Not about to be outdone, Supervisor Harvey Milk told reporters, “Nobody likes garbage cause it smells. Yet eight million tourists visited San Francisco last year. I wonder how many visited Fullerton.”

Within a week, Wichita voters rejected their city's gay rights ordinance by a whopping five-to-one margin. The posters had been put up secretly, only days before that march too; monitors were ready to keep the crowd in line so police would have no reason to attack. Over one thousand assembled at Castro and Market, angrily surging about like a herd of impatient cattle waiting to stampede. A true child of the Television Age, Cleve Jones had already arranged a march route that would assure the best pictures for the television cameras ready to get the tantalizing live shot of the demonstration for the late-night news.

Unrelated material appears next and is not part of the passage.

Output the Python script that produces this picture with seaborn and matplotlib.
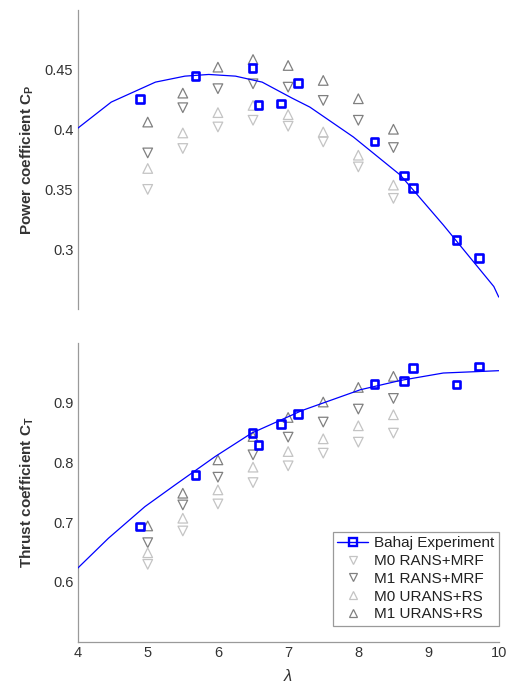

Cleve took his bullhorn to address the crowd, but before a dozen sentences came from his mouth, the throng spontaneously turned and pushed toward City Hall, leaving Cleve scrambling to catch up and take his ostensible post as leader. On the sides, walking inconspicuously in his cordoroy jacket, blue jeans, and sneakers, was Harvey Milk. The militance he had been urging gays to gain since 1973 had become a fait accompli. The shouts were no longer courteous slogans like “Gay Rights Now,” but chants like, “Civil Rights or Civil War.”

As the crowd turned off Market Street on the final blocks toward the City Hall rotunda, a wave of anger swept over the throng, an invisible yet palpable tide that rose cathartically like a small waft of gasoline vapor rising toward a spark, and then ebbing, falling back slowly, only seconds before the moment of ignition. “It only came
this
far from being a riot,” Harvey confided to a reporter later that night. The reporter noted that Harvey didn't seem particularly upset by the prospect.

At the rally after the march, Jones took his bullhorn to note that the day marked the fortieth anniversary of the year Adolf Hitler issued his first anti-homosexual decrees banning gays from many jobs and making homosexual thoughts a punishable offense. “Forty years ago tonight, the gay citizens of Germany found out they no longer had civil rights,” Cleve exhorted. “Tomorrow morning, the gay citizens of Wichita will also awaken to find that they too have lost their civil rights.”

*   *   *

“Take the clown suit off Harvey and all you end up with is another clown,”
Harvey's friend Carl Carlson said later.

Barnum and Bailey's circus had come to town, and, as a publicity stunt, offered to make up a number of public figures as clowns. Harvey, City Hall's most ardent circus lover, stepped to the front of the line; Harvey could finally be a clown—a real one—for a change. A
California Living
magazine writer, Ira Kamin, was on hand to record Harvey's transformation. His description has eerie implications, given both the bizarre sequence of events that followed the story's publication and the later historic significance of the date, May 21, just one day before Harvey's forty-eighth birthday.

“How do you feel,” asked the make-up artist.

“I'm getting into sadness,” said Milk.…

You don't realize someone's sad, really, till you see them in clown make-up. The eyes will always give you away. And Harvey Milk in white face had these terribly sad eyes.… Harvey Milk jutted out his lower lip, and drooped his shoulders. It was as if, getting into sadness, he was picking up the horror, the real horror of the world and there was absolutely nothing anyone could do about the real horror of the world, but jut out your lower lip and drop your shoulders and apply white cream to your face and feel it.

Once outside, Kamin wrote, “something snapped” and Harvey gleefully started running up to cable cars, shaking tourists' hands. “Hey, I'm a supervisor,” he explained, in full clown regalia. “I pass laws. I run this city. I'm an elected official.” The fact that the bozo claimed his name was Harvey Milk didn't do much to convince the skeptical visitors.